Some years later, I have come to the conclusion that although Advisor is indeed a very nice man, he might have been right after all. I may live in a messy apartment and skimp on prepping for classes, but where the written word is concerned, I want to get it right -- the first time.

And no, I don't think it's productive -- mostly, it makes me inclined to write nothing at all, because ideas are always whole and perfect in my head, and the process of setting them down on paper feels like shattering them into a thousand pieces and slowly, painfully, starting to glue them together again.

squadratomagico said...

Hmmm. I'm a perfectionist about certain things. When writing, for example, it's very important to me that I get my mode of expression just right -- the rhythm of the sentences, the sound of the words (even though it's unlikely my academic work would be read aloud), the unfolding of the argument. On the other hand, I am not the type who obsesses over finding every last problem in proofs -- there are several small errors that made it into my book, and they just don't bother me at all.

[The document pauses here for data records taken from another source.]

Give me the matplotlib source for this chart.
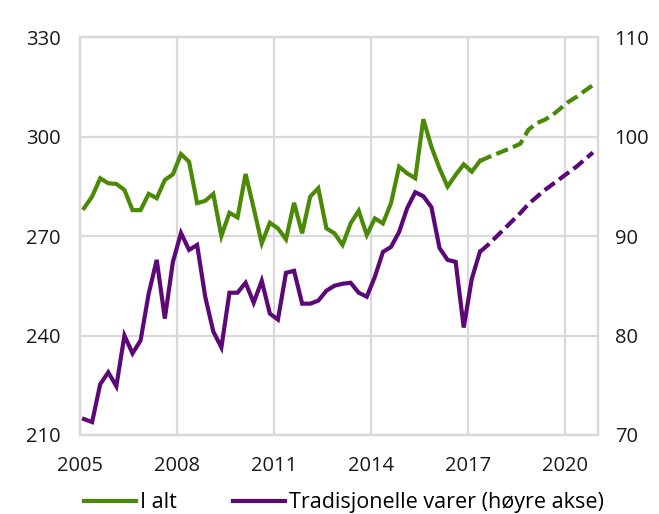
import matplotlib
matplotlib.use("Agg")
import matplotlib.pyplot as plt
from matplotlib.lines import Line2D

plt.rcParams['font.family'] = ['Open Sans', 'DejaVu Sans']

# Quarterly observations 2005Q1 - 2017Q2
start_year = 2005
total_actual = [278.4, 281.9, 287.4, 285.9,
                285.7, 283.9, 277.8, 277.8,
                282.7, 281.4, 286.9, 288.6,
                294.7, 292.4, 279.9, 280.6,
                282.7, 270.0, 277.0, 275.6,
                288.7, 278.4, 267.8, 274.0,
                272.3, 269.0, 280.0, 270.8,
                281.9, 284.4, 272.3, 270.8,
                267.3, 273.8, 277.6, 270.3,
                275.3, 273.8, 279.9, 290.9,
                288.9, 287.4, 305.2, 296.9,
                290.4, 284.9, 288.4, 291.6,
                289.4, 292.6]
trad_actual = [71.6, 71.3, 75.1, 76.3,
               74.9, 80.0, 78.2, 79.5,
               84.2, 87.6, 81.7, 87.4,
               90.3, 88.6, 89.1, 83.9,
               80.4, 78.8, 84.3, 84.3,
               85.3, 83.3, 85.5, 82.2,
               81.6, 86.3, 86.5, 83.2,
               83.2, 83.5, 84.5, 85.0,
               85.2, 85.3, 84.3, 83.9,
               85.9, 88.4, 88.9, 90.4,
               92.8, 94.4, 94.0, 92.9,
               88.8, 87.6, 87.4, 80.8,
               85.7, 88.4]
# Projection 2017Q2 - 2020Q4
total_proj = [292.6, 293.7, 294.7, 295.7, 296.7, 297.8, 302.0, 304.0,
              305.0, 306.5, 308.5, 310.5, 312.0, 313.8, 315.5]
trad_proj = [88.4, 89.1, 89.9, 90.7, 91.5, 92.3, 93.2, 93.9,
             94.6, 95.2, 95.8, 96.4, 97.0, 97.7, 98.4]

x_ticks = [2005, 2008, 2011, 2014, 2017, 2020]
left_ticks = [210, 240, 270, 300, 330]
right_ticks = [70, 80, 90, 100, 110]
labels = ['I alt', 'Tradisjonelle varer (høyre akse)']

def qpos(i):
    return start_year + (i + 0.5) / 4.0

x_act = [qpos(i) for i in range(len(total_actual))]
x_proj = [qpos(len(total_actual) - 1 + i) for i in range(len(total_proj))]

green = '#4A8A06'
purple = '#5C0878'
grid_c = '#D9D9D9'

fig = plt.figure(figsize=(6.59, 5.14), dpi=100)
ax = fig.add_axes([0.1214, 0.1537, 0.786, 0.7743])
ax2 = ax.twinx()

ax.plot(x_act, total_actual, color=green, lw=3, solid_joinstyle='miter', zorder=3)
ax.plot(x_proj, total_proj, color=green, lw=3, dashes=(3, 1.3), zorder=3)
ax2.plot(x_act, trad_actual, color=purple, lw=3, solid_joinstyle='miter', zorder=3)
ax2.plot(x_proj, trad_proj, color=purple, lw=3, dashes=(3, 1.3), zorder=3)

ax.set_xlim(2005, 2021.03)
ax.set_ylim(210, 330)
ax2.set_ylim(70, 110)
ax.set_xticks(x_ticks)
ax.set_yticks(left_ticks)
ax2.set_yticks(right_ticks)

ax.grid(True, color=grid_c, lw=1.6)
ax.set_axisbelow(True)
for a in (ax, ax2):
    for s in a.spines.values():
        s.set_color(grid_c)
        s.set_linewidth(1.6)
    a.tick_params(length=0, labelsize=14.5, colors='#1a1a1a')
ax.tick_params(axis='y', pad=14)
ax2.tick_params(axis='y', pad=12)
ax.tick_params(axis='x', pad=15)

handles = [Line2D([], [], color=green, lw=3), Line2D([], [], color=purple, lw=3)]
fig.legend(handles, labels, loc='center', bbox_to_anchor=(0.522, 0.022), ncol=2,
           frameon=False, fontsize=15.5, handlelength=2.4, handletextpad=0.2,
           columnspacing=2.6)

fig.savefig('out.png', dpi=100)
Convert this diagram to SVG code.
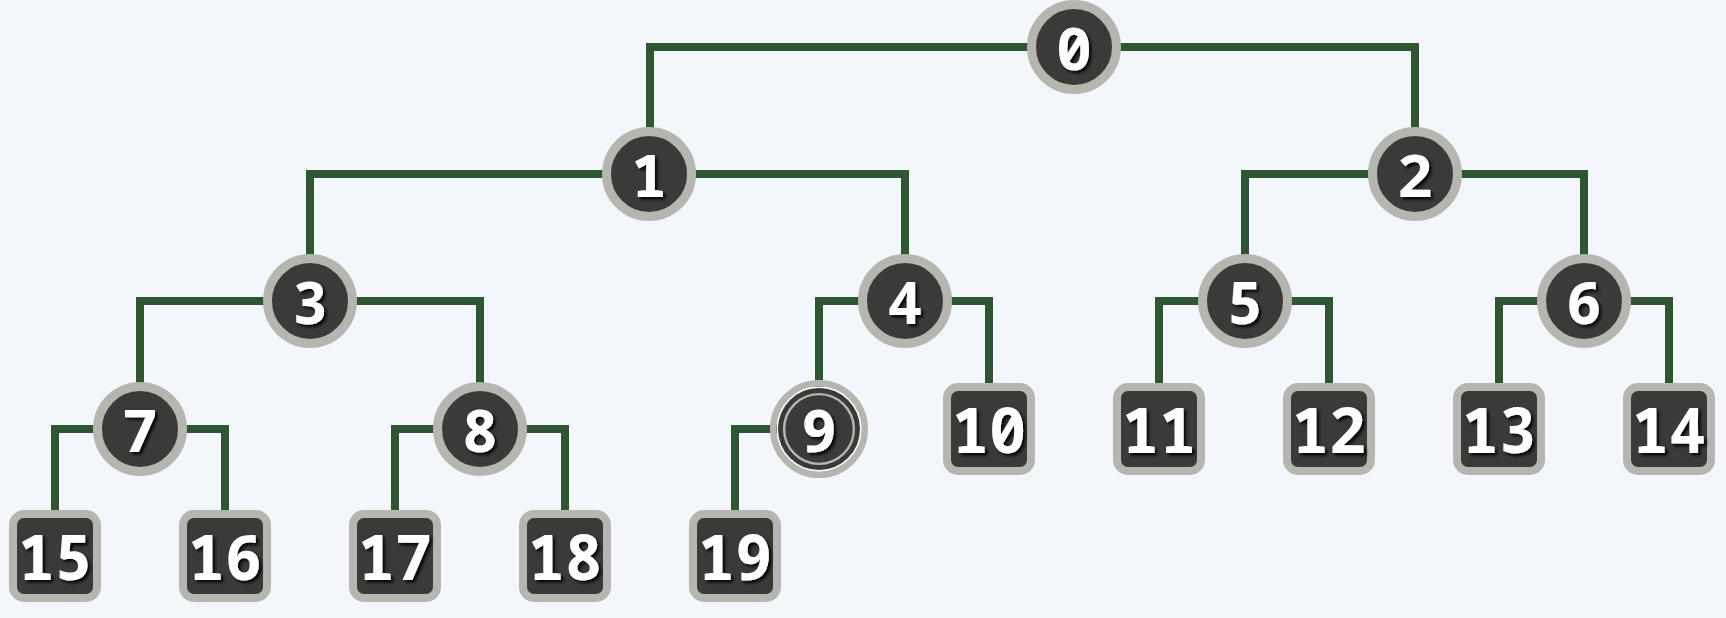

One thing I enjoy about my circus life is how mediocre a performer I am. I have good ideas and skits and costumes, but I don't perform particularly well. It's enjoyable, however, to have an area of my life where I "allow" myself to not even strive for perfection.

Renaissance Girl said...

Thanks, everyone. I don't think that this issue is exclusive to those of us who haunt the halls of academia, but I do think there's something about academia that attracts folks who have such impulses. Maybe literary studies especially, which is so much about constructing a painstaking and careful case for your ideas (rather than their being evident through some empirical means...)

Sq: I love that you have the Dame Bedlam thing to moderate your academic side. I think that's come to me from being a mom. I'm not one of those totally-put-together, coiffed hair, party-planning, clothes-coordinating, overscheduling stepford moms, but I'm a good mom and I'm fun and my kids love me. I yell at them sometimes and I don't rise at dawn with a song in my heart, but I don't have to get everything "right" with them, because just being with them is right.